* Raw records *
==================================================

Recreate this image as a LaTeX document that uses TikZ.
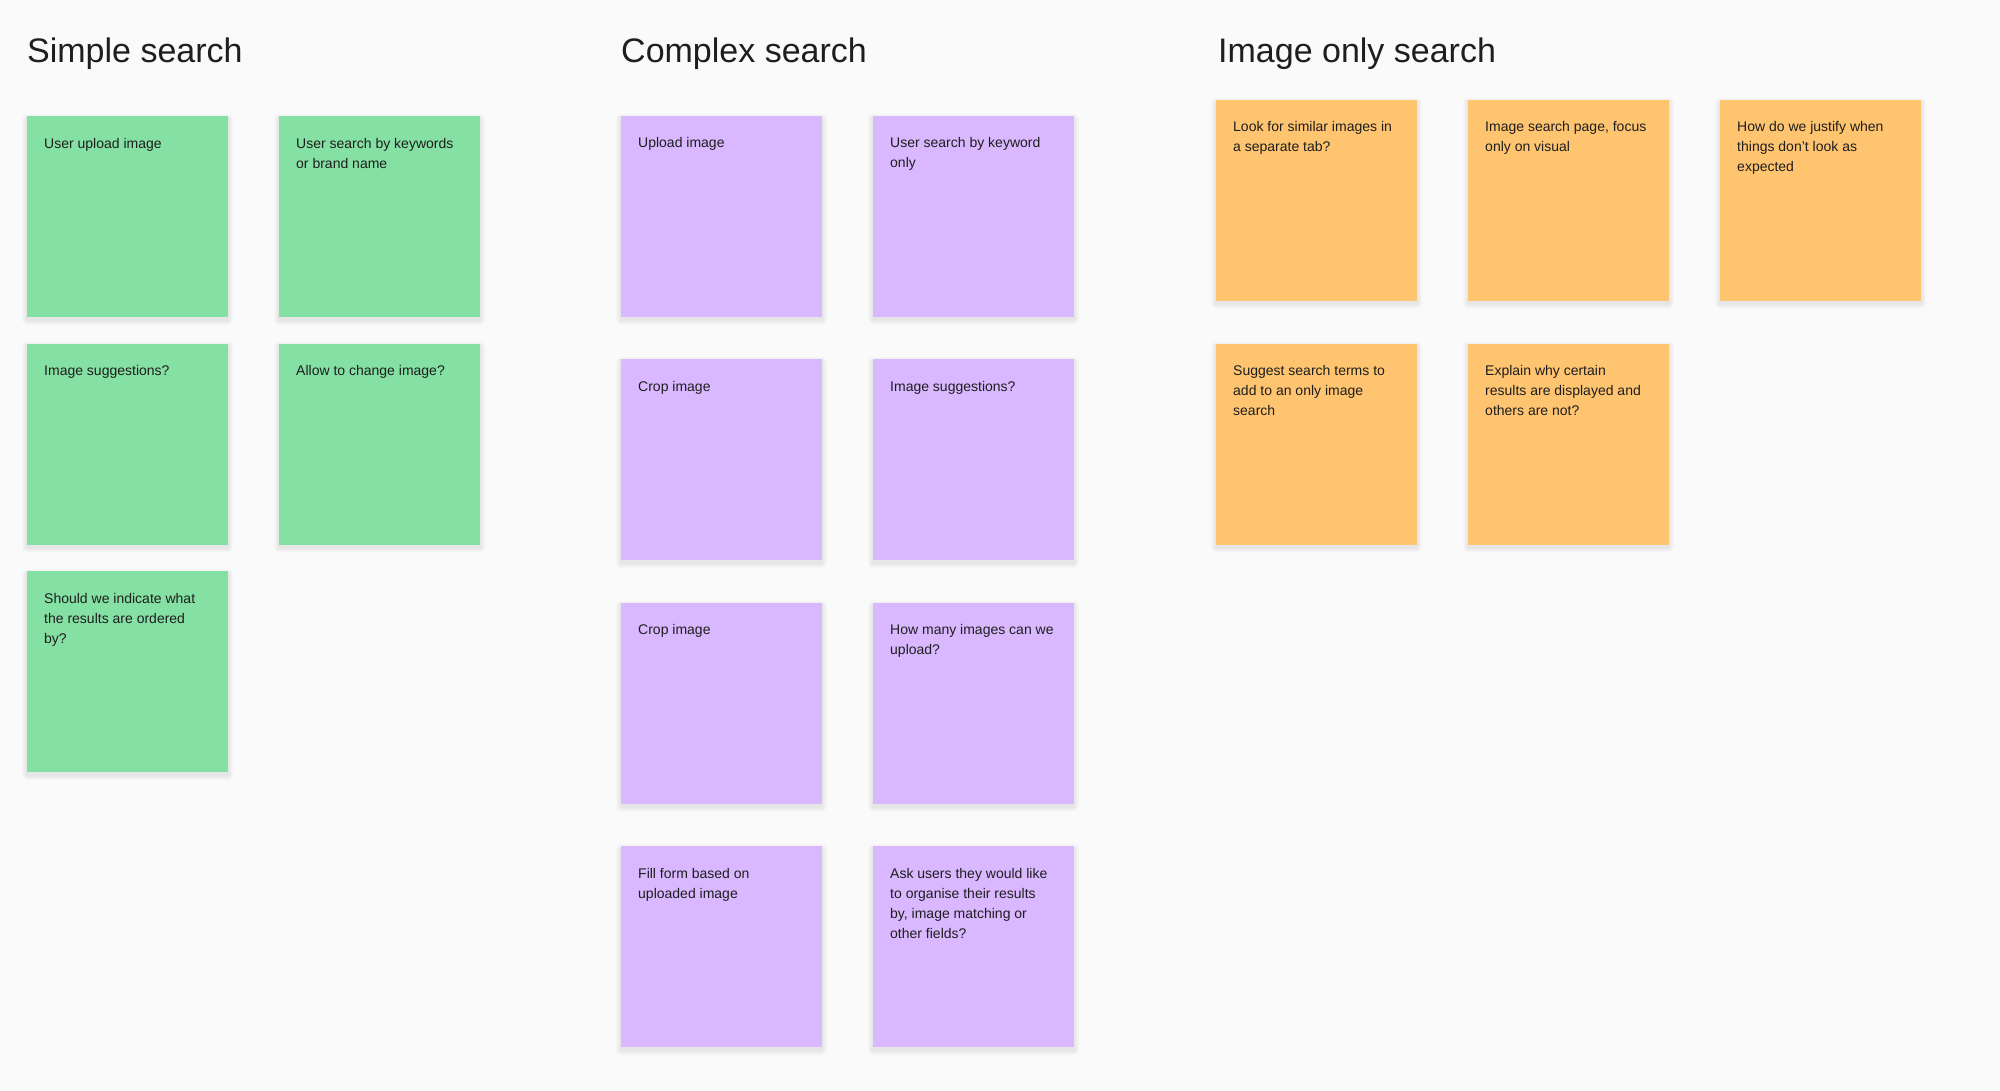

==================================================

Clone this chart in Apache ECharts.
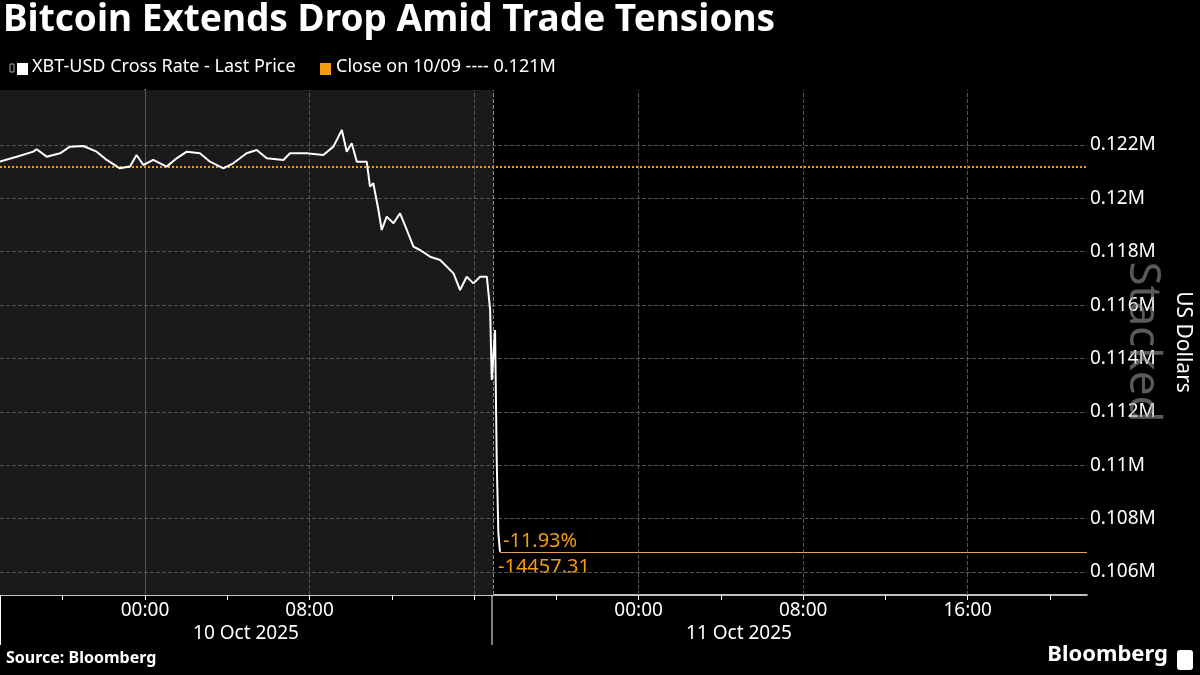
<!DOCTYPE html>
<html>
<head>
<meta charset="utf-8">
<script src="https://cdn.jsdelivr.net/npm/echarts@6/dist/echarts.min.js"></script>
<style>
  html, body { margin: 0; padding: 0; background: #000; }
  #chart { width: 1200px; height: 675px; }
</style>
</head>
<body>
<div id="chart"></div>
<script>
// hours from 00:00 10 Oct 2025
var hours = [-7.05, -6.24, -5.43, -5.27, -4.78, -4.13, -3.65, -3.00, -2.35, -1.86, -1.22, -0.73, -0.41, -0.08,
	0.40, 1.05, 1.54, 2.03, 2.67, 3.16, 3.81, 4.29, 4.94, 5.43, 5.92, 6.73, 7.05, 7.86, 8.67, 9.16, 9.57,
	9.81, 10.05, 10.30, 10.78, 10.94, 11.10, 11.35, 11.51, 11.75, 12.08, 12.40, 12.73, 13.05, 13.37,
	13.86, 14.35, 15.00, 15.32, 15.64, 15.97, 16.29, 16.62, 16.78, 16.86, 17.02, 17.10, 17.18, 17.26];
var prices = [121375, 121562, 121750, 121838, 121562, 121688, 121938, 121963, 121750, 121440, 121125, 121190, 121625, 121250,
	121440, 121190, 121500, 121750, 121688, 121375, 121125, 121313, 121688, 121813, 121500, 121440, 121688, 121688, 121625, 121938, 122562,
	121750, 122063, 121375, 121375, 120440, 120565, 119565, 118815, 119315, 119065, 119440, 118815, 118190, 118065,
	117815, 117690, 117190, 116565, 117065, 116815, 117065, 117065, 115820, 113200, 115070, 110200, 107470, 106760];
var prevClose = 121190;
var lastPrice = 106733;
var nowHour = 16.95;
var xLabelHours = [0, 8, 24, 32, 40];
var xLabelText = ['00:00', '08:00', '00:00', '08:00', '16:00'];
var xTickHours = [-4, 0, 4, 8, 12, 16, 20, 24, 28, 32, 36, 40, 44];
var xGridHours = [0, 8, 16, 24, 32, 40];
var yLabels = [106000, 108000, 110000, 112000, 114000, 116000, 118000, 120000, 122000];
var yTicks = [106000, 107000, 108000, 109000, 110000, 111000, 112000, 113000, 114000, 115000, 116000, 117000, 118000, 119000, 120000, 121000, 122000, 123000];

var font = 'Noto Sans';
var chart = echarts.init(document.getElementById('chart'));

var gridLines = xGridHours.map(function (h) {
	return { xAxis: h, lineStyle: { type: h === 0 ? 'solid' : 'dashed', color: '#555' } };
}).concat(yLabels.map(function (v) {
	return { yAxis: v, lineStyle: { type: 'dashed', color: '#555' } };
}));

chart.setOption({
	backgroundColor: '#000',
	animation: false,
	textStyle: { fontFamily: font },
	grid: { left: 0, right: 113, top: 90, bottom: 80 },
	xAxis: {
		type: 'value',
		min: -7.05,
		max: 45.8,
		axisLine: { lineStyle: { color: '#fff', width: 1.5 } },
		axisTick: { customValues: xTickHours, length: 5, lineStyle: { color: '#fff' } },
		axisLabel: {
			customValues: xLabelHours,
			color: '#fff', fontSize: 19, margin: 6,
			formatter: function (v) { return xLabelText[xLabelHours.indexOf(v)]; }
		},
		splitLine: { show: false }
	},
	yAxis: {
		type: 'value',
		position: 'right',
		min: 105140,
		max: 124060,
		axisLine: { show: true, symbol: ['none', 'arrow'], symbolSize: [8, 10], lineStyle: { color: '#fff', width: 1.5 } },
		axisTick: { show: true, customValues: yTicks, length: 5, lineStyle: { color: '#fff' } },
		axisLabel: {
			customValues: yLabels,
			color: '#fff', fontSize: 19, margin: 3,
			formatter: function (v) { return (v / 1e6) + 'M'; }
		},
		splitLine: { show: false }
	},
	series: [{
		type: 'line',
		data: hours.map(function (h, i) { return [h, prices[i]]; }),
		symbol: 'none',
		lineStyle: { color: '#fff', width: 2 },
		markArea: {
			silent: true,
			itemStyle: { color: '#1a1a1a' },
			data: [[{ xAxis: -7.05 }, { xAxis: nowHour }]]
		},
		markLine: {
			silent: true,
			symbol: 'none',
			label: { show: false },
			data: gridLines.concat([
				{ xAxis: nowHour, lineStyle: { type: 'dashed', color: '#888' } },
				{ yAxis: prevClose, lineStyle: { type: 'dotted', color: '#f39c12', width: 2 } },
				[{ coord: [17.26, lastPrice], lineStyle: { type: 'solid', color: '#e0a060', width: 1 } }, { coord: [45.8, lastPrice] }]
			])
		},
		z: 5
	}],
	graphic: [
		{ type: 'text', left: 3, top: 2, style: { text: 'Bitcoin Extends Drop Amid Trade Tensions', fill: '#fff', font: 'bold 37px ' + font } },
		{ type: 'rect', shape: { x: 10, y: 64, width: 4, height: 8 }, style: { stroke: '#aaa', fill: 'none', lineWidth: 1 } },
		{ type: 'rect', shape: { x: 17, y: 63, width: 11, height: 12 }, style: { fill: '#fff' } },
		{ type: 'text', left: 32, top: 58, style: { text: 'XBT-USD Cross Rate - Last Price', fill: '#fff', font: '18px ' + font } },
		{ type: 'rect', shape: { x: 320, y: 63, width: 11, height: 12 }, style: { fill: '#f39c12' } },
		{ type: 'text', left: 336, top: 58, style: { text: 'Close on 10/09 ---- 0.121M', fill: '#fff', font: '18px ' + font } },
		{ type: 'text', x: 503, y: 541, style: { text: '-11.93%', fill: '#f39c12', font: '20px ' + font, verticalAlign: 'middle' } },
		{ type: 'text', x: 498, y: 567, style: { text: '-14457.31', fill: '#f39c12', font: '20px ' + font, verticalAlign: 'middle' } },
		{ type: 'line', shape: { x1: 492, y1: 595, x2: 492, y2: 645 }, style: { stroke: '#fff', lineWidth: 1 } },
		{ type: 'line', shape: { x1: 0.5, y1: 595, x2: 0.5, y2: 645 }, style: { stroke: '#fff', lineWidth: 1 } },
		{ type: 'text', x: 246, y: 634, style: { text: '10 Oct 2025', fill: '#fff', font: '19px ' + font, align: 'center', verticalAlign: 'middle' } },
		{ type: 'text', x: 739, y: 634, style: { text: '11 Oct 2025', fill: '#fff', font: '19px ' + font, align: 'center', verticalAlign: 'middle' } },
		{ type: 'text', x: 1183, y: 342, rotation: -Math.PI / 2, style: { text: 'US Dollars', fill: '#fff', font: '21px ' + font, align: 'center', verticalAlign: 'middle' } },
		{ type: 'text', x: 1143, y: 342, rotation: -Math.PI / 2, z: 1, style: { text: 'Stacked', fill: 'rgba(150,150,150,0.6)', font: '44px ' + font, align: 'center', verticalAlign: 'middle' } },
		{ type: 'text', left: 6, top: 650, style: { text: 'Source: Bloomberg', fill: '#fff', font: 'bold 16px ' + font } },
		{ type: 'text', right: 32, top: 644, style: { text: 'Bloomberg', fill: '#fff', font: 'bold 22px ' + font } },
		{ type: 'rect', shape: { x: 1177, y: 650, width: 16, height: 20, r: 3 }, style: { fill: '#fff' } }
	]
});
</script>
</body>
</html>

==================================================

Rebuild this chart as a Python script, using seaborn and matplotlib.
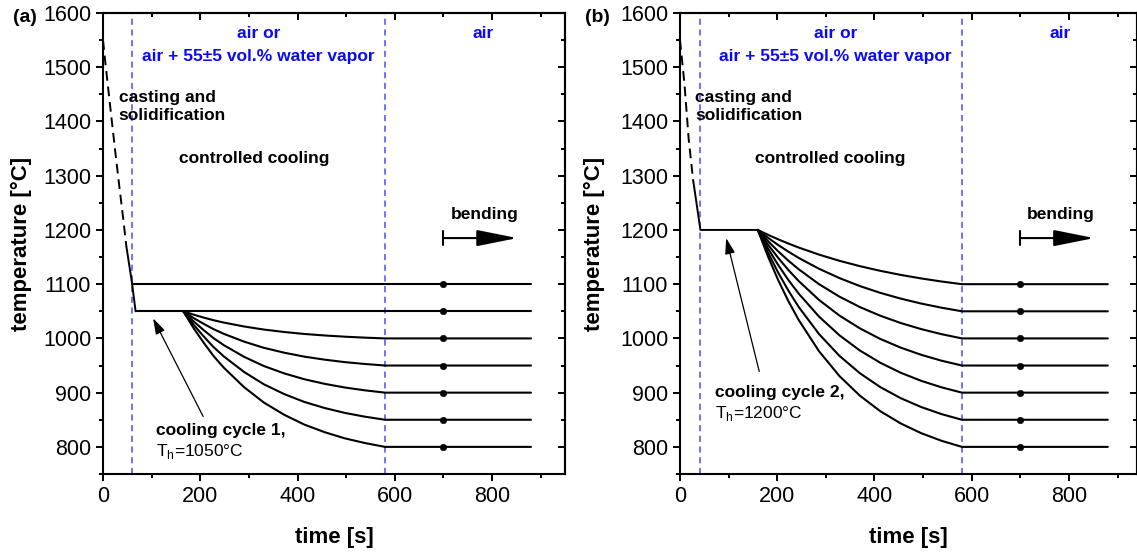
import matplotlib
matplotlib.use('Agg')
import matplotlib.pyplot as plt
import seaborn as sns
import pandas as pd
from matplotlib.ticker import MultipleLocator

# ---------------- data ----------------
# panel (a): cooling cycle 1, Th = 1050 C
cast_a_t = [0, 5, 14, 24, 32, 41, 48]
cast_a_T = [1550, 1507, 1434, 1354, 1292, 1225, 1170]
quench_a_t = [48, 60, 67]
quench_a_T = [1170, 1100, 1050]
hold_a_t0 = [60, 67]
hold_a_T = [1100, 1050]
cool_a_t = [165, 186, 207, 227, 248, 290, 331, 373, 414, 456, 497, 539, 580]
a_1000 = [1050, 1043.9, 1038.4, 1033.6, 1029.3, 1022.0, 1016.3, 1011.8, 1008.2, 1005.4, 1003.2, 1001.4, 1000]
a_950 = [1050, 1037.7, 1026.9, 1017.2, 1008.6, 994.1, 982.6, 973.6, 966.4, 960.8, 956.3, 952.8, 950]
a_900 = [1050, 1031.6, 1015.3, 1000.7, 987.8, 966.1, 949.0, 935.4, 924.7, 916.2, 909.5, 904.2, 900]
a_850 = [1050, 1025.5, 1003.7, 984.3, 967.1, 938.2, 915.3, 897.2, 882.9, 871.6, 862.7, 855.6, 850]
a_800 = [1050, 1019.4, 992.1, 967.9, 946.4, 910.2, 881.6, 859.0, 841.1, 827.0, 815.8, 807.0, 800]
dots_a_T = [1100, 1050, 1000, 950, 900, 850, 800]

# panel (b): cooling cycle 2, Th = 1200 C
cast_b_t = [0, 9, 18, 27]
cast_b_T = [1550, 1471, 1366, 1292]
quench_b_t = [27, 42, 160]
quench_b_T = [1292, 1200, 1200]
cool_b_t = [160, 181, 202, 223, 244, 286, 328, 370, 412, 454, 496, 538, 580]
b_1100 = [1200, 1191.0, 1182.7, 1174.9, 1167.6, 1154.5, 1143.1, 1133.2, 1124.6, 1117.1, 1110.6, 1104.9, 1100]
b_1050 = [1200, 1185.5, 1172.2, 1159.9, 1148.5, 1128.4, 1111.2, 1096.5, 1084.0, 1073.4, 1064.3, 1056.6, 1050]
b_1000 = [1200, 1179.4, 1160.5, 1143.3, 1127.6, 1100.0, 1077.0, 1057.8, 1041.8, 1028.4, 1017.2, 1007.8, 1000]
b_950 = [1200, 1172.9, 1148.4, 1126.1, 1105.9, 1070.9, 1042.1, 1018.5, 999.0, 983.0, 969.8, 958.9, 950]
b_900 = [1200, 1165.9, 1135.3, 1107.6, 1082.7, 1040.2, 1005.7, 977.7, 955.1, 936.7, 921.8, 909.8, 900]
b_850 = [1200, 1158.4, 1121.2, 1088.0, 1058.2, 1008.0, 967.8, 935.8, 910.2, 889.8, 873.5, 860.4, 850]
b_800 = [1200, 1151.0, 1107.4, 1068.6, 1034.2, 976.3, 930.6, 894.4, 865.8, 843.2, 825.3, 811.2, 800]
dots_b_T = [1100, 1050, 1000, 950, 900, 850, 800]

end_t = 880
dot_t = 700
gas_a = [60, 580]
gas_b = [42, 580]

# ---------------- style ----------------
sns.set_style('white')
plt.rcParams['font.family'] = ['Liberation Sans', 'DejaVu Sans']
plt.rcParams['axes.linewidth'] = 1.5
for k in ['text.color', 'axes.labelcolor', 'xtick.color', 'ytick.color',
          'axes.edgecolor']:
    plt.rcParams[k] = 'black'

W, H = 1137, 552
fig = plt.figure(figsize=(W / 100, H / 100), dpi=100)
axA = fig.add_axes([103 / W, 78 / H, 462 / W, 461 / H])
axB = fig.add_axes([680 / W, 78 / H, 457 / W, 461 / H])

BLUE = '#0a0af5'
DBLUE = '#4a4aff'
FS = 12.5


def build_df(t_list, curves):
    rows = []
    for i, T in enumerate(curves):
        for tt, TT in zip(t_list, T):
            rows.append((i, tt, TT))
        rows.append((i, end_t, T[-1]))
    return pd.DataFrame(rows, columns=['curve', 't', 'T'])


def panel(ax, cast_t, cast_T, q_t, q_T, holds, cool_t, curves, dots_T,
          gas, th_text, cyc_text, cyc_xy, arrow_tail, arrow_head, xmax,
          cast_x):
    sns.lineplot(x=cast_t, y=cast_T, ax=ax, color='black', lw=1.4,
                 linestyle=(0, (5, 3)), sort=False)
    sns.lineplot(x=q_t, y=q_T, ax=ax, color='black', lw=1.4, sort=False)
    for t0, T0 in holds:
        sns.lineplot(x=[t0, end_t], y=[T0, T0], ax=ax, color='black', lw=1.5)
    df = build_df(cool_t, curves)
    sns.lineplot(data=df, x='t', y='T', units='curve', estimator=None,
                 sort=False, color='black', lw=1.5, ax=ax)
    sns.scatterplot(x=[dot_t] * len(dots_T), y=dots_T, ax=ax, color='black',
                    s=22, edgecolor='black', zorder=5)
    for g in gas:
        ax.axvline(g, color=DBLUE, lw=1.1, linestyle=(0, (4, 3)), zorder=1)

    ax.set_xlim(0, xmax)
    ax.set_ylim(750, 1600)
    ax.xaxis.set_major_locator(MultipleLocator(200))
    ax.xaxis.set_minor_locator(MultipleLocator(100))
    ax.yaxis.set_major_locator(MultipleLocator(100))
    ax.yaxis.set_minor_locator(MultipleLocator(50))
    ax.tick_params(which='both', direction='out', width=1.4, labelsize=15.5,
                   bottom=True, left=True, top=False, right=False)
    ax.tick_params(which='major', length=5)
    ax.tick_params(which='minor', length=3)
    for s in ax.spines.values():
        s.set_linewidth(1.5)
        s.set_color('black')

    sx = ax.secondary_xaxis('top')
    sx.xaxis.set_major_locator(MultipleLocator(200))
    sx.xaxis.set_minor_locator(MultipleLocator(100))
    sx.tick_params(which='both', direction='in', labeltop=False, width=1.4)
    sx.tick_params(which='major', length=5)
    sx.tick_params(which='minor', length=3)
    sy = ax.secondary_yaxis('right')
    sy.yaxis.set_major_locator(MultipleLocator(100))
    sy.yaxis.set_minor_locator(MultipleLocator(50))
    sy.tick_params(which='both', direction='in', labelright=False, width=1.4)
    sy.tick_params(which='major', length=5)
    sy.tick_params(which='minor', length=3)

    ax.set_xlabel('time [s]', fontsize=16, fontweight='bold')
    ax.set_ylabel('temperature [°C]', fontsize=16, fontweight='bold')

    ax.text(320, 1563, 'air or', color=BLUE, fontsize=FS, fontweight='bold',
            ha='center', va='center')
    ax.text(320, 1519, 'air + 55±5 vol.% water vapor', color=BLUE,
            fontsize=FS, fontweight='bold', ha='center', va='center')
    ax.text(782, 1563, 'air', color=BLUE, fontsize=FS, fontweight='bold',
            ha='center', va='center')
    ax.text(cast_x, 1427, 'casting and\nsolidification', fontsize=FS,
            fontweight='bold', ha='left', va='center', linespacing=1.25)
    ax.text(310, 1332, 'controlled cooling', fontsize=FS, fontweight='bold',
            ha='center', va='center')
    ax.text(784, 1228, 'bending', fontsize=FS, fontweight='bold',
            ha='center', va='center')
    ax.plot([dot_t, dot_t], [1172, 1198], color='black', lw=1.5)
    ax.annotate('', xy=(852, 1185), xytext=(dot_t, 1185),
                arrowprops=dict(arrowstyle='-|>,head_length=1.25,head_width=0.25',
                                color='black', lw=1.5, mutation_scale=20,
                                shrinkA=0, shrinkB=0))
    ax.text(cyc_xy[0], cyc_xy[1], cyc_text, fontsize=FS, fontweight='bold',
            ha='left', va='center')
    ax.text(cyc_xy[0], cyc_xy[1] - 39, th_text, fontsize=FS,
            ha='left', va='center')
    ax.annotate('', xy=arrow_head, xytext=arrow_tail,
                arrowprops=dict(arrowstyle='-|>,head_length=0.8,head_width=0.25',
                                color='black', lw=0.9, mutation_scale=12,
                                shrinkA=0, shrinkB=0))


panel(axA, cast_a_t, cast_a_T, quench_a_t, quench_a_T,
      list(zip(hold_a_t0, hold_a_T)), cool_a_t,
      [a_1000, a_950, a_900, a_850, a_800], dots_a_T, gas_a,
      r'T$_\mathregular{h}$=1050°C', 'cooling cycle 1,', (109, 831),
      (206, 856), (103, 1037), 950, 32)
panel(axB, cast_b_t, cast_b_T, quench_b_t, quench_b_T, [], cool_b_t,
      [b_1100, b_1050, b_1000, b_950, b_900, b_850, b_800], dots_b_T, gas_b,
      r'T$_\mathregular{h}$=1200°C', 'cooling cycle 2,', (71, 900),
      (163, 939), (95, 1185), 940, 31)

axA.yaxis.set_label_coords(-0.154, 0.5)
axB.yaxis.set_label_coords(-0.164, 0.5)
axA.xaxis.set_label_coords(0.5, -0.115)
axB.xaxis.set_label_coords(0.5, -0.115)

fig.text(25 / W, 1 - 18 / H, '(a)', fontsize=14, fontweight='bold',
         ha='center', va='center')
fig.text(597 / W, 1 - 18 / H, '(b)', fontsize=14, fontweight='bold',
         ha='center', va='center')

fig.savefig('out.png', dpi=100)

==================================================

Using the entries above, extract exactly the lines from the one that contains "Rebuild this chart" through the one that contains "dots_a_T = [1100, 1050, 1000, 950, 900, 850, 800]". Do not carry over any pictures.

* Solution below *
Rebuild this chart as a Python script, using seaborn and matplotlib.
import matplotlib
matplotlib.use('Agg')
import matplotlib.pyplot as plt
import seaborn as sns
import pandas as pd
from matplotlib.ticker import MultipleLocator

# ---------------- data ----------------
# panel (a): cooling cycle 1, Th = 1050 C
cast_a_t = [0, 5, 14, 24, 32, 41, 48]
cast_a_T = [1550, 1507, 1434, 1354, 1292, 1225, 1170]
quench_a_t = [48, 60, 67]
quench_a_T = [1170, 1100, 1050]
hold_a_t0 = [60, 67]
hold_a_T = [1100, 1050]
cool_a_t = [165, 186, 207, 227, 248, 290, 331, 373, 414, 456, 497, 539, 580]
a_1000 = [1050, 1043.9, 1038.4, 1033.6, 1029.3, 1022.0, 1016.3, 1011.8, 1008.2, 1005.4, 1003.2, 1001.4, 1000]
a_950 = [1050, 1037.7, 1026.9, 1017.2, 1008.6, 994.1, 982.6, 973.6, 966.4, 960.8, 956.3, 952.8, 950]
a_900 = [1050, 1031.6, 1015.3, 1000.7, 987.8, 966.1, 949.0, 935.4, 924.7, 916.2, 909.5, 904.2, 900]
a_850 = [1050, 1025.5, 1003.7, 984.3, 967.1, 938.2, 915.3, 897.2, 882.9, 871.6, 862.7, 855.6, 850]
a_800 = [1050, 1019.4, 992.1, 967.9, 946.4, 910.2, 881.6, 859.0, 841.1, 827.0, 815.8, 807.0, 800]
dots_a_T = [1100, 1050, 1000, 950, 900, 850, 800]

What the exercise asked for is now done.